PepSeek: Universal Functional Peptide Discovery with Cooperation Between Specialized Deep Learning Models and Large Language Model
PepSeek: Universal Functional Peptide Discovery with Cooperation Between Specialized Deep Learning Models and Large Language Model
Gong, H.; Wang, Y.; Kong, Q.; Li, X.; Li, L.; Wan, B.; Zhao, Y.; Chen, G.; Chen, J.; Zhang, J.; Yu, Y.; Yang, X.; Zuo, X.; Li, Y.

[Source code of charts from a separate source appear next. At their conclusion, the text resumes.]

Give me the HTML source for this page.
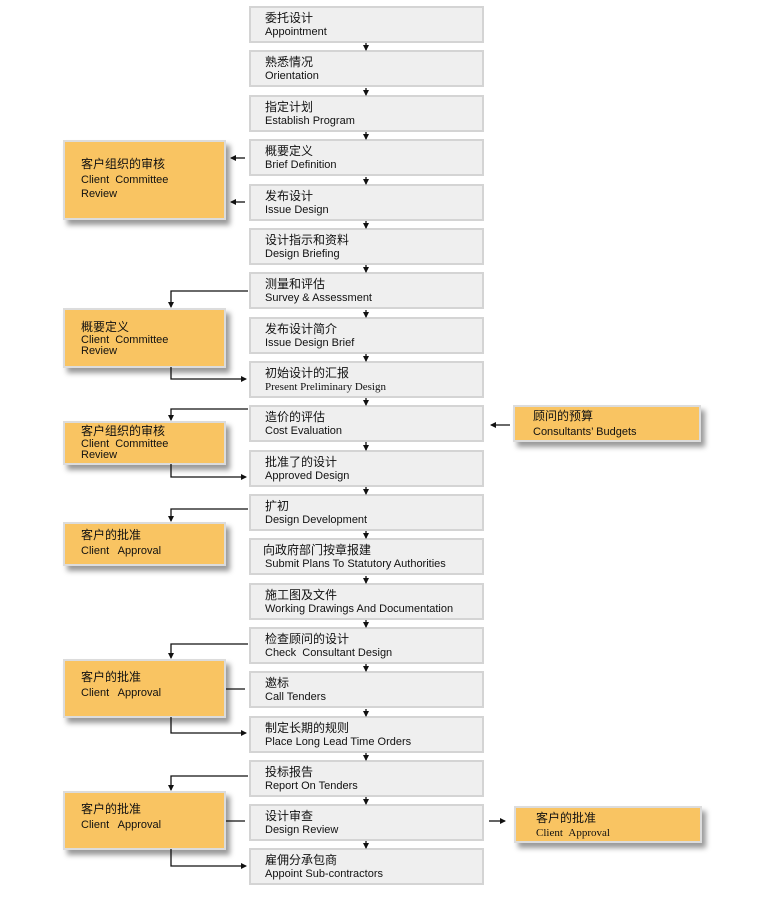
<!DOCTYPE html>
<html><head><meta charset="utf-8">
<style>
body{margin:0;width:770px;height:900px;background:#fff;position:relative;overflow:hidden;font-family:"Liberation Sans","Noto Sans CJK SC",sans-serif;color:#111}
.m{position:absolute;left:249px;width:231px;height:33px;background:#efefef;border:2px solid #d4d4d4}
.m .c,.o .c{position:absolute;font-size:12px;line-height:13px;white-space:nowrap}
.m .e,.o .e{position:absolute;font-size:11px;line-height:12px;white-space:nowrap}
.m .c{left:14px;top:4px}.m .e{left:14px;top:18px}
.o{position:absolute;background:#f9c462;border:2px solid #dcdcdc;box-shadow:4px 5px 5px rgba(0,0,0,.4)}
.o .c{left:16px}.o .e{left:16px}
svg{position:absolute;left:0;top:0}
</style></head><body>
<div class="m" style="top:6px"><div class="c">委托设计</div><div class="e">Appointment</div></div>
<div class="m" style="top:50px"><div class="c">熟悉情况</div><div class="e">Orientation</div></div>
<div class="m" style="top:95px"><div class="c">指定计划</div><div class="e">Establish Program</div></div>
<div class="m" style="top:139px"><div class="c">概要定义</div><div class="e">Brief Definition</div></div>
<div class="m" style="top:184px"><div class="c">发布设计</div><div class="e">Issue Design</div></div>
<div class="m" style="top:228px"><div class="c">设计指示和资料</div><div class="e">Design Briefing</div></div>
<div class="m" style="top:272px"><div class="c">测量和评估</div><div class="e">Survey &amp; Assessment</div></div>
<div class="m" style="top:317px"><div class="c">发布设计简介</div><div class="e">Issue Design Brief</div></div>
<div class="m" style="top:361px"><div class="c">初始设计的汇报</div><div class="e" style="font-family:'Liberation Serif',serif">Present Preliminary Design</div></div>
<div class="m" style="top:405px"><div class="c">造价的评估</div><div class="e">Cost Evaluation</div></div>
<div class="m" style="top:450px"><div class="c">批准了的设计</div><div class="e">Approved Design</div></div>
<div class="m" style="top:494px"><div class="c">扩初</div><div class="e">Design Development</div></div>
<div class="m" style="top:538px"><div class="c" style="left:12px">向政府部门按章报建</div><div class="e">Submit Plans To Statutory Authorities</div></div>
<div class="m" style="top:583px"><div class="c">施工图及文件</div><div class="e">Working Drawings And Documentation</div></div>
<div class="m" style="top:627px"><div class="c">检查顾问的设计</div><div class="e">Check &nbsp;Consultant Design</div></div>
<div class="m" style="top:671px"><div class="c">邀标</div><div class="e">Call Tenders</div></div>
<div class="m" style="top:716px"><div class="c">制定长期的规则</div><div class="e">Place Long Lead Time Orders</div></div>
<div class="m" style="top:760px"><div class="c">投标报告</div><div class="e">Report On Tenders</div></div>
<div class="m" style="top:804px"><div class="c">设计审查</div><div class="e">Design Review</div></div>
<div class="m" style="top:848px"><div class="c">雇佣分承包商</div><div class="e">Appoint Sub-contractors</div></div>

<div class="o" style="left:63px;top:140px;width:159px;height:76px"><div class="c" style="top:16px">客户组织的审核</div><div class="e" style="top:32px">Client &nbsp;Committee</div><div class="e" style="top:46px">Review</div></div>
<div class="o" style="left:63px;top:308px;width:159px;height:56px"><div class="c" style="top:11px">概要定义</div><div class="e" style="top:24px">Client &nbsp;Committee</div><div class="e" style="top:35px">Review</div></div>
<div class="o" style="left:63px;top:421px;width:159px;height:40px"><div class="c" style="top:2px">客户组织的审核</div><div class="e" style="top:15px">Client &nbsp;Committee</div><div class="e" style="top:26px">Review</div></div>
<div class="o" style="left:63px;top:522px;width:159px;height:40px"><div class="c" style="top:5px">客户的批准</div><div class="e" style="top:21px">Client &nbsp; Approval</div></div>
<div class="o" style="left:63px;top:659px;width:159px;height:55px"><div class="c" style="top:10px">客户的批准</div><div class="e" style="top:26px">Client &nbsp; Approval</div></div>
<div class="o" style="left:63px;top:791px;width:159px;height:55px"><div class="c" style="top:10px">客户的批准</div><div class="e" style="top:26px">Client &nbsp; Approval</div></div>
<div class="o" style="left:513px;top:405px;width:184px;height:33px"><div class="c" style="left:18px;top:3px">顾问的预算</div><div class="e" style="left:18px;top:19px">Consultants’ Budgets</div></div>
<div class="o" style="left:514px;top:806px;width:184px;height:33px"><div class="c" style="left:20px;top:4px">客户的批准</div><div class="e" style="left:20px;top:19px;font-family:'Liberation Serif',serif">Client &nbsp;Approval</div></div>

<svg width="770" height="900">
<defs><marker id="a" markerWidth="6" markerHeight="6" refX="5" refY="3" orient="auto" markerUnits="userSpaceOnUse"><path d="M0,0L6,3L0,6z" fill="#111"/></marker></defs>
<g stroke="#111" stroke-width="1.3" fill="none" marker-end="url(#a)">
<path d="M366 43V50"/><path d="M366 88V95"/><path d="M366 132V139"/><path d="M366 177V184"/><path d="M366 221V228"/><path d="M366 265V272"/><path d="M366 310V317"/><path d="M366 354V361"/><path d="M366 398V405"/><path d="M366 442V450"/><path d="M366 487V494"/><path d="M366 531V538"/><path d="M366 576V583"/><path d="M366 620V627"/><path d="M366 664V671"/><path d="M366 709V716"/><path d="M366 753V760"/><path d="M366 797V804"/><path d="M366 841V848"/>
<path d="M245 158H231"/><path d="M245 202H231"/>
<path d="M248 291H171V307"/>
<path d="M171 367V379H246"/>
<path d="M248 409H171V420"/>
<path d="M171 464V477H246"/>
<path d="M248 509H171V521"/>
<path d="M248 644H171V658"/>
<path d="M171 717V733H246"/>
<path d="M248 776H171V790"/>
<path d="M171 849V866H246"/>
<path d="M510 425H491"/>
<path d="M489 821H505"/>
</g>
<g stroke="#111" stroke-width="1.3" fill="none">
<path d="M226 689H245"/>
<path d="M226 821H245"/>
</g></svg>
</body></html>
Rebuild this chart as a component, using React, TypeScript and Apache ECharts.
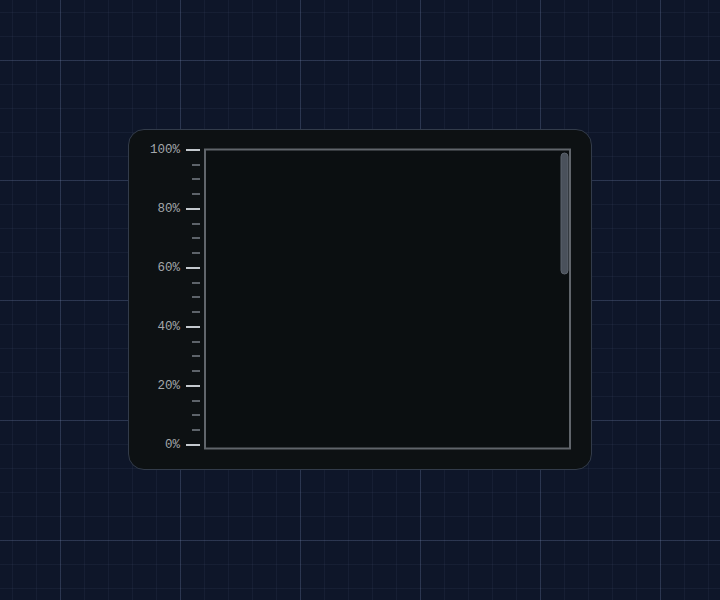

AbstractRecent advances in computational foundation models have revitalized the pipeline for scientific discovery. However, due to the scarcity of wet-lab validated data, developing large foundation models tailored for functional peptide discovery remains costly and challenging. In contrast, conventional specialized deep learning models require labor-intensive data collection and exhibit poor generalization to unseen data or tasks. Here, we introduce PepSeek, a universal approach for peptide discovery that synergistically integrates the most advanced large language model (LLM) with specialized small models. PepSeek harnesses the robust reasoning and generalization capabilities of LLM while leveraging the high predictive accuracy of specialized models trained for tasks such as antimicrobial activity prediction and functional peptide generation. Our framework uniquely combines the flexibility and broad applicability of LLMs with the task-specific precision of specialized models. We have devised multiple collaborative strategies and task-specific modules demonstrating leading performance in peptide identification and generation. Notably, PepSeek achieves remarkable zero-shot prediction accuracy for peptides with diverse functionalities. We used PepSeek to identify a group of broad-spectrum antimicrobial peptide that exhibits low toxicity and high activity against drug-resistant bacteria, with the best surpassing all peptides currently undergoing clinical trials. Our framework also establishes a new pipeline for scientific discovery with the help of LLM and specialized models.